--- What the exercise asks ---
Your task is to output the listing word for word, with pictures excluded.

--- Recorded information ---

----

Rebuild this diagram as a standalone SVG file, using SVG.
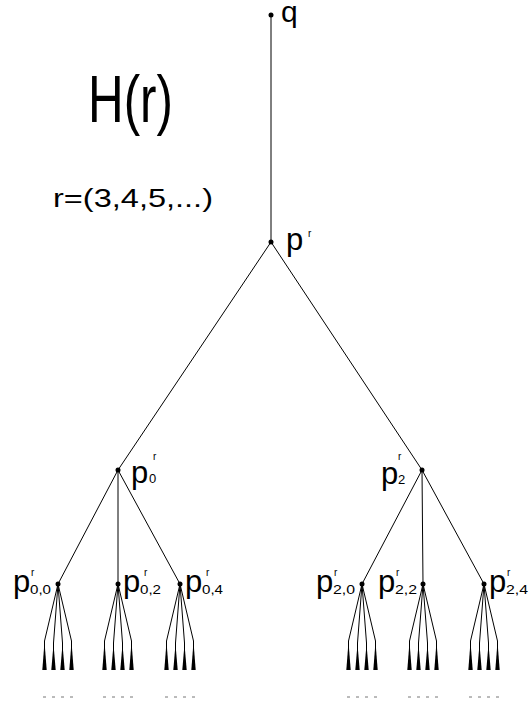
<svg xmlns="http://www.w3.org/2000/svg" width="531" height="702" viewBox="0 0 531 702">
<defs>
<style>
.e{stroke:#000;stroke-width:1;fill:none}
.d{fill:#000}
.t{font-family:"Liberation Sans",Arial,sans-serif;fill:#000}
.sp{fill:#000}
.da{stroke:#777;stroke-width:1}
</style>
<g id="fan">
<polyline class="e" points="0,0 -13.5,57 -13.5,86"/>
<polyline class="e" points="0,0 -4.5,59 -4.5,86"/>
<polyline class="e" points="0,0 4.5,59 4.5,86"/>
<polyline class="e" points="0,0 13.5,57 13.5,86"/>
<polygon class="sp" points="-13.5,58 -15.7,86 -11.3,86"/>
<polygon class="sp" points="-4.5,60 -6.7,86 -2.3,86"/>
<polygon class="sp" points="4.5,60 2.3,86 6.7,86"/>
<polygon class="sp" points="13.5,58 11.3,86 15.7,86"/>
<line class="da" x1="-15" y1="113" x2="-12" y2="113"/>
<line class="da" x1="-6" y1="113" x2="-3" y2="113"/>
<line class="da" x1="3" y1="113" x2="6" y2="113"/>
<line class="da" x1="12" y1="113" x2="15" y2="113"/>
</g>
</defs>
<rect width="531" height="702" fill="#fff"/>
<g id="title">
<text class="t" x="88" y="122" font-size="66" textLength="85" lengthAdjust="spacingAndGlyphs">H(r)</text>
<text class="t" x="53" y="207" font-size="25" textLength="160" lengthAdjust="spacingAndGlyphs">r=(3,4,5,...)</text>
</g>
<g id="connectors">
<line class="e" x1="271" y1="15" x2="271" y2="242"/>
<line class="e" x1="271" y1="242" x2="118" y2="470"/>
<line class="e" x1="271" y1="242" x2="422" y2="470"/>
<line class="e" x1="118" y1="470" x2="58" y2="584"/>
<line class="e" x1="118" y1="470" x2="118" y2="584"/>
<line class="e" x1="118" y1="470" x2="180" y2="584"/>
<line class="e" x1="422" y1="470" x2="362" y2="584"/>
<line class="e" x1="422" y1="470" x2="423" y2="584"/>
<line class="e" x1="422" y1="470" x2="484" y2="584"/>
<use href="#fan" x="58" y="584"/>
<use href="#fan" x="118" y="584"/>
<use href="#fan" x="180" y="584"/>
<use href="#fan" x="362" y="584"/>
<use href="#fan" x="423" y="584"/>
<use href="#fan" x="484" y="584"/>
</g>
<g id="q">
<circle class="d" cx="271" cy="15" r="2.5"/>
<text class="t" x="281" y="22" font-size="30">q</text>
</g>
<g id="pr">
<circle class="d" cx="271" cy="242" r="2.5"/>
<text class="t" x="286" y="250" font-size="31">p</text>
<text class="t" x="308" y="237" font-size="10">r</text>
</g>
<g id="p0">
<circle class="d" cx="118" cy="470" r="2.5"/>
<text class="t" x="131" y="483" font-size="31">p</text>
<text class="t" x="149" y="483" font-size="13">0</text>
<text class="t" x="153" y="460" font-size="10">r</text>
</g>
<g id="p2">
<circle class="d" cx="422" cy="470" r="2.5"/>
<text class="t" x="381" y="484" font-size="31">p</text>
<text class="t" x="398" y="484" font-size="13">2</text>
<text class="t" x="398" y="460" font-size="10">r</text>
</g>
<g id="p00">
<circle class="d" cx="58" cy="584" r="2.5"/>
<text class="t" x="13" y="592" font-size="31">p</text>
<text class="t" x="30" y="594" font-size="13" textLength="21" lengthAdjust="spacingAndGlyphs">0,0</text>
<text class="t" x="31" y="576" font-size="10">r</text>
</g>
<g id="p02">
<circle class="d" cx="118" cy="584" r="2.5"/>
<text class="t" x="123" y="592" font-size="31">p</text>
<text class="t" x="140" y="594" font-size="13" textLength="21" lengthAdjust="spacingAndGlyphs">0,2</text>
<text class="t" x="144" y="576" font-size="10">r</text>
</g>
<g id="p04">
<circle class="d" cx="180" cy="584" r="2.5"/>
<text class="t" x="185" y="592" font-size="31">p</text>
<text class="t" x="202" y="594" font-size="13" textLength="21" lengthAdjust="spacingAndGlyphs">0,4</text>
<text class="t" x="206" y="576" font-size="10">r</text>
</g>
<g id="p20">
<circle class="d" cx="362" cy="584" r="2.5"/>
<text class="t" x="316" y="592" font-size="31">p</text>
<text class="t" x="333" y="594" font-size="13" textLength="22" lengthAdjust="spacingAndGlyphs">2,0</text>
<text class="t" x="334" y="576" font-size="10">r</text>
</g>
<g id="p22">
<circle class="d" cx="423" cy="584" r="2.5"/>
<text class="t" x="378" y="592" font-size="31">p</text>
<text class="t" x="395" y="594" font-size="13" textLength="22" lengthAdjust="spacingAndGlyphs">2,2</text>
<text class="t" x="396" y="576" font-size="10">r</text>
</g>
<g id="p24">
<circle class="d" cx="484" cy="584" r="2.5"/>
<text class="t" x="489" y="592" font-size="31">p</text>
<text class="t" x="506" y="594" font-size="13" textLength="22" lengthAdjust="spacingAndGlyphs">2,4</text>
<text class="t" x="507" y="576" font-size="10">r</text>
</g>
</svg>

----

--- Solution to this task ---
Rebuild this diagram as a standalone SVG file, using SVG.
<svg xmlns="http://www.w3.org/2000/svg" width="531" height="702" viewBox="0 0 531 702">
<defs>
<style>
.e{stroke:#000;stroke-width:1;fill:none}
.d{fill:#000}
.t{font-family:"Liberation Sans",Arial,sans-serif;fill:#000}
.sp{fill:#000}
.da{stroke:#777;stroke-width:1}
</style>
<g id="fan">
<polyline class="e" points="0,0 -13.5,57 -13.5,86"/>
<polyline class="e" points="0,0 -4.5,59 -4.5,86"/>
<polyline class="e" points="0,0 4.5,59 4.5,86"/>
<polyline class="e" points="0,0 13.5,57 13.5,86"/>
<polygon class="sp" points="-13.5,58 -15.7,86 -11.3,86"/>
<polygon class="sp" points="-4.5,60 -6.7,86 -2.3,86"/>
<polygon class="sp" points="4.5,60 2.3,86 6.7,86"/>
<polygon class="sp" points="13.5,58 11.3,86 15.7,86"/>
<line class="da" x1="-15" y1="113" x2="-12" y2="113"/>
<line class="da" x1="-6" y1="113" x2="-3" y2="113"/>
<line class="da" x1="3" y1="113" x2="6" y2="113"/>
<line class="da" x1="12" y1="113" x2="15" y2="113"/>
</g>
</defs>
<rect width="531" height="702" fill="#fff"/>
<g id="title">
<text class="t" x="88" y="122" font-size="66" textLength="85" lengthAdjust="spacingAndGlyphs">H(r)</text>
<text class="t" x="53" y="207" font-size="25" textLength="160" lengthAdjust="spacingAndGlyphs">r=(3,4,5,...)</text>
</g>
<g id="connectors">
<line class="e" x1="271" y1="15" x2="271" y2="242"/>
<line class="e" x1="271" y1="242" x2="118" y2="470"/>
<line class="e" x1="271" y1="242" x2="422" y2="470"/>
<line class="e" x1="118" y1="470" x2="58" y2="584"/>
<line class="e" x1="118" y1="470" x2="118" y2="584"/>
<line class="e" x1="118" y1="470" x2="180" y2="584"/>
<line class="e" x1="422" y1="470" x2="362" y2="584"/>
<line class="e" x1="422" y1="470" x2="423" y2="584"/>
<line class="e" x1="422" y1="470" x2="484" y2="584"/>
<use href="#fan" x="58" y="584"/>
<use href="#fan" x="118" y="584"/>
<use href="#fan" x="180" y="584"/>
<use href="#fan" x="362" y="584"/>
<use href="#fan" x="423" y="584"/>
<use href="#fan" x="484" y="584"/>
</g>
<g id="q">
<circle class="d" cx="271" cy="15" r="2.5"/>
<text class="t" x="281" y="22" font-size="30">q</text>
</g>
<g id="pr">
<circle class="d" cx="271" cy="242" r="2.5"/>
<text class="t" x="286" y="250" font-size="31">p</text>
<text class="t" x="308" y="237" font-size="10">r</text>
</g>
<g id="p0">
<circle class="d" cx="118" cy="470" r="2.5"/>
<text class="t" x="131" y="483" font-size="31">p</text>
<text class="t" x="149" y="483" font-size="13">0</text>
<text class="t" x="153" y="460" font-size="10">r</text>
</g>
<g id="p2">
<circle class="d" cx="422" cy="470" r="2.5"/>
<text class="t" x="381" y="484" font-size="31">p</text>
<text class="t" x="398" y="484" font-size="13">2</text>
<text class="t" x="398" y="460" font-size="10">r</text>
</g>
<g id="p00">
<circle class="d" cx="58" cy="584" r="2.5"/>
<text class="t" x="13" y="592" font-size="31">p</text>
<text class="t" x="30" y="594" font-size="13" textLength="21" lengthAdjust="spacingAndGlyphs">0,0</text>
<text class="t" x="31" y="576" font-size="10">r</text>
</g>
<g id="p02">
<circle class="d" cx="118" cy="584" r="2.5"/>
<text class="t" x="123" y="592" font-size="31">p</text>
<text class="t" x="140" y="594" font-size="13" textLength="21" lengthAdjust="spacingAndGlyphs">0,2</text>
<text class="t" x="144" y="576" font-size="10">r</text>
</g>
<g id="p04">
<circle class="d" cx="180" cy="584" r="2.5"/>
<text class="t" x="185" y="592" font-size="31">p</text>
<text class="t" x="202" y="594" font-size="13" textLength="21" lengthAdjust="spacingAndGlyphs">0,4</text>
<text class="t" x="206" y="576" font-size="10">r</text>
</g>
<g id="p20">
<circle class="d" cx="362" cy="584" r="2.5"/>
<text class="t" x="316" y="592" font-size="31">p</text>
<text class="t" x="333" y="594" font-size="13" textLength="22" lengthAdjust="spacingAndGlyphs">2,0</text>
<text class="t" x="334" y="576" font-size="10">r</text>
</g>
<g id="p22">
<circle class="d" cx="423" cy="584" r="2.5"/>
<text class="t" x="378" y="592" font-size="31">p</text>
<text class="t" x="395" y="594" font-size="13" textLength="22" lengthAdjust="spacingAndGlyphs">2,2</text>
<text class="t" x="396" y="576" font-size="10">r</text>
</g>
<g id="p24">
<circle class="d" cx="484" cy="584" r="2.5"/>
<text class="t" x="489" y="592" font-size="31">p</text>
<text class="t" x="506" y="594" font-size="13" textLength="22" lengthAdjust="spacingAndGlyphs">2,4</text>
<text class="t" x="507" y="576" font-size="10">r</text>
</g>
</svg>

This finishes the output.